Well, the laws of nature are Newton's Second Law (for a particle) and Newton's Third Law (for interaction between particles). So, if it is true, we should be able to show it from the total net work on particles, i.e., the sum of the net works for all particles in the object. Let's try to calculate that directly:
$$
W_\text{net, tot} = \sum_{i=1}^N W_{F_\text{net, i}} = \sum_i^N \int_{t_i}^{t_f} \vec{F}_\text{net, i} \cdot \vec{v}_i \, dt
$$
For an object that rotates rigidly about its center of mass, we can write the velocity of any particle as $\vec{v}_i = \vec{V} + \vec{v}_\text{rot, i}$, where $\vec{V}$ is again the center-of-mass velocity, and $\vec{v}_\text{rot, i}$ is the velocity of the particle relative to the center of mass (tangent to the circular path of that particle about the rotational axis). Then:
$$
\begin{align}
\sum_{i=1}^N W_{F_\text{net, i}} &= \sum_{i=1}^N \int_{t_i}^{t_f} \vec{F}_\text{net, i} \cdot \vec{v}_i \, dt \\
& = \sum_{i=1}^N \int_{t_i}^{t_f} \vec{F}_\text{net, $i$} \cdot \left(\vec{V} + \vec{v}_\text{rot, $i$}\right)\, dt \\
& = \sum_{i=1}^N \int_{t_i}^{t_f} \vec{F}_\text{net, $i$} \cdot \vec{V}\, dt + \sum_{i=1}^N \int_{t_i}^{t_f} \vec{F}_\text{net, $i$} \cdot \vec{v}_\text{rot, $i$}\, dt \\
& = \int_{t_i}^{t_f} \left( \sum_{i=1}^N \vec{F}_\text{net, $i$} \right) \cdot \vec{V}\, dt + \sum_{i=1}^N \int_{t_i}^{t_f} m_i \, \vec{a}_i \cdot \vec{v}_\text{rot, $i$} \, dt
\end{align}
$$
Now, in the first term, Newton's Third Law will lead to a cancellation of all of the (internal) forces of interaction between pairs of particles; the sum of the $\vec{F}_\text{net, i}$'s is thus the sum of the external forces on the object, $\vec{F}_\text{net, ext}$. Therefore:
$$
\int_{t_i}^{t_f} \left( \sum_{i=1}^N \vec{F}_\text{net, $i$} \right) \cdot \vec{V}\, dt = \int_{t_i}^{t_f} \vec{F}_\text{net, ext} \cdot \vec{V} \, dt = W_\text{com}
$$
So the first term gives us exactly what we needed.

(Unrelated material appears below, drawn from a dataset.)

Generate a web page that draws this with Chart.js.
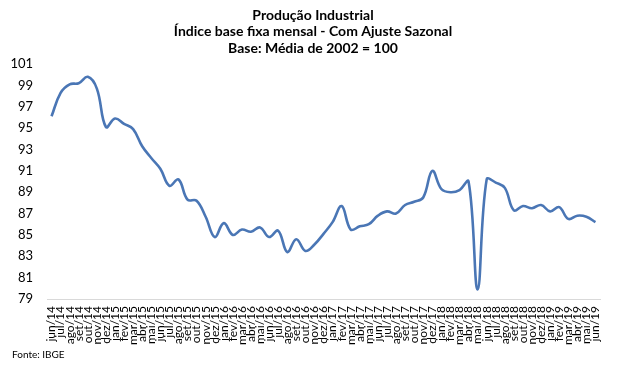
<!DOCTYPE html>
<html>
<head>
<meta charset="utf-8">
<script src="https://cdn.jsdelivr.net/npm/chart.js@4"></script>
<style>
  html, body { margin: 0; padding: 0; background: #fff; }
  #wrap { width: 626px; height: 380px; }
</style>
</head>
<body>
<div id="wrap"><canvas id="chart" width="626" height="380"></canvas></div>
<script>
// months jun/14 .. jun/19
const labels = [
  'jun/14', 'jul/14', 'ago/14', 'set/14', 'out/14', 'nov/14', 'dez/14',
  'jan/15', 'fev/15', 'mar/15', 'abr/15', 'mai/15', 'jun/15', 'jul/15', 'ago/15', 'set/15', 'out/15', 'nov/15', 'dez/15',
  'jan/16', 'fev/16', 'mar/16', 'abr/16', 'mai/16', 'jun/16', 'jul/16', 'ago/16', 'set/16', 'out/16', 'nov/16', 'dez/16',
  'jan/17', 'fev/17', 'mar/17', 'abr/17', 'mai/17', 'jun/17', 'jul/17', 'ago/17', 'set/17', 'out/17', 'nov/17', 'dez/17',
  'jan/18', 'fev/18', 'mar/18', 'abr/18', 'mai/18', 'jun/18', 'jul/18', 'ago/18', 'set/18', 'out/18', 'nov/18', 'dez/18',
  'jan/19', 'fev/19', 'mar/19', 'abr/19', 'mai/19', 'jun/19'
];

const indice = [
  96.1, 98.3, 99.1, 99.2, 99.8, 98.7, 95.1,
  95.9, 95.4, 94.9, 93.3, 92.2, 91.2, 89.6, 90.2, 88.3, 88.2, 86.7, 84.8,
  86.1, 85.0, 85.5, 85.3, 85.7, 84.8, 85.4, 83.4, 84.6, 83.5, 84.1, 85.1,
  86.2, 87.7, 85.5, 85.8, 86.0, 86.8, 87.2, 87.0, 87.8, 88.1, 88.5, 91.0,
  89.3, 89.0, 89.2, 90.0, 79.9, 90.2, 89.9, 89.4, 87.3, 87.7, 87.5, 87.8,
  87.2, 87.6, 86.5, 86.8, 86.7, 86.2
];

const yTicks = [79, 81, 83, 85, 87, 89, 91, 93, 95, 97, 99, 101];

const titleLines = [
  'Produção Industrial',
  'Índice base fixa mensal - Com Ajuste Sazonal',
  'Base: Média de 2002 = 100'
];
const fonte = 'Fonte: IBGE';

// title centred on the whole picture + source note at bottom left
const textPlugin = {
  id: 'texts',
  afterDraw(chart) {
    const ctx = chart.ctx;
    ctx.save();
    ctx.fillStyle = '#000';
    ctx.textBaseline = 'middle';
    ctx.textAlign = 'center';
    ctx.font = 'bold 14px Lato';
    titleLines.forEach((t, i) => ctx.fillText(t, 313, 15 + i * 16.5));
    ctx.textAlign = 'left';
    ctx.font = '10px Lato';
    ctx.fillText(fonte, 12, 355);
    ctx.restore();
  }
};

new Chart(document.getElementById('chart'), {
  type: 'line',
  data: {
    labels,
    datasets: [{
      label: 'Índice',
      data: indice,
      borderColor: '#4a76b5',
      borderWidth: 2.6,
      pointRadius: 0,
      fill: false,
      tension: 0.4
    }]
  },
  options: {
    responsive: false,
    animation: false,
    layout: { padding: { left: 0, right: 26, top: 64, bottom: 35 } },
    plugins: {
      legend: { display: false },
      tooltip: { enabled: false },
      title: { display: false }
    },
    scales: {
      x: {
        offset: true,
        grid: { display: false, drawTicks: false },
        border: { display: true, color: '#d9d9d9', width: 1 },
        ticks: {
          autoSkip: false,
          maxRotation: 90,
          minRotation: 90,
          padding: 7,
          color: '#000',
          font: { family: 'Lato', size: 12 }
        },
        afterFit: (s) => { s.height = 46; }
      },
      y: {
        min: 79,
        max: 101,
        afterBuildTicks: (s) => { s.ticks = yTicks.map(v => ({ value: v })); },
        grid: { display: false, drawTicks: false },
        border: { display: false },
        ticks: {
          padding: 14,
          color: '#000',
          font: { family: 'Lato', size: 13 }
        },
        afterFit: (s) => { s.width = 47; }
      }
    }
  },
  plugins: [textPlugin]
});
</script>
</body>
</html>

To show that the second term is $W_\text{rot}$, recognize that:
$$
\left|\vec{v}_\text{rot, $i$} \right| = \omega R_i \quad \text{and} \quad \vec{a}_i \cdot \vec{v}_\text{rot, $i$} = a_\text{tan, $i$} \,v_\text{rot, $i$}
$$
where $R_i$ is the distance of the $i$th particle from the rotational axis and $a_\text{tan, $i$} = R_i \alpha$ is the tangential component of the acceleration of the $i$th particle. Therefore:
$$
\begin{align}
\sum_{i=1}^N \int_{t_i}^{t_f} m_i \,\vec{a}_i \cdot \vec{v}_\text{rot, $i$} \, dt &= \sum_{i=1}^N \int_{t_i}^{t_f} m_i \left(R_i \alpha\right) \left(\omega R_i \right) \, dt\\
& = \sum_{i=1}^N \int_{t_i}^{t_f} m_i R_i^2 \frac{d \omega}{dt} \omega \, dt\\
& = \int_{t_i}^{t_f} \left( \sum_{i=1}^N m_i \, R_i^2 \right) \frac{1}{2} \frac{d}{dt} \left(\omega^2\right) \, dt\\
& = \frac{1}{2} I \omega_f^2 - \frac{1}{2} I \omega_i^2 \\
& = W_\text{rot}
\end{align}
$$
Indeed, for an object that rigidly rotates about its center of mass:
$$
W_\text{net, tot} = W_\text{com} + W_\text{rot}
$$
as they were defined by Kleppner and Kolenkow.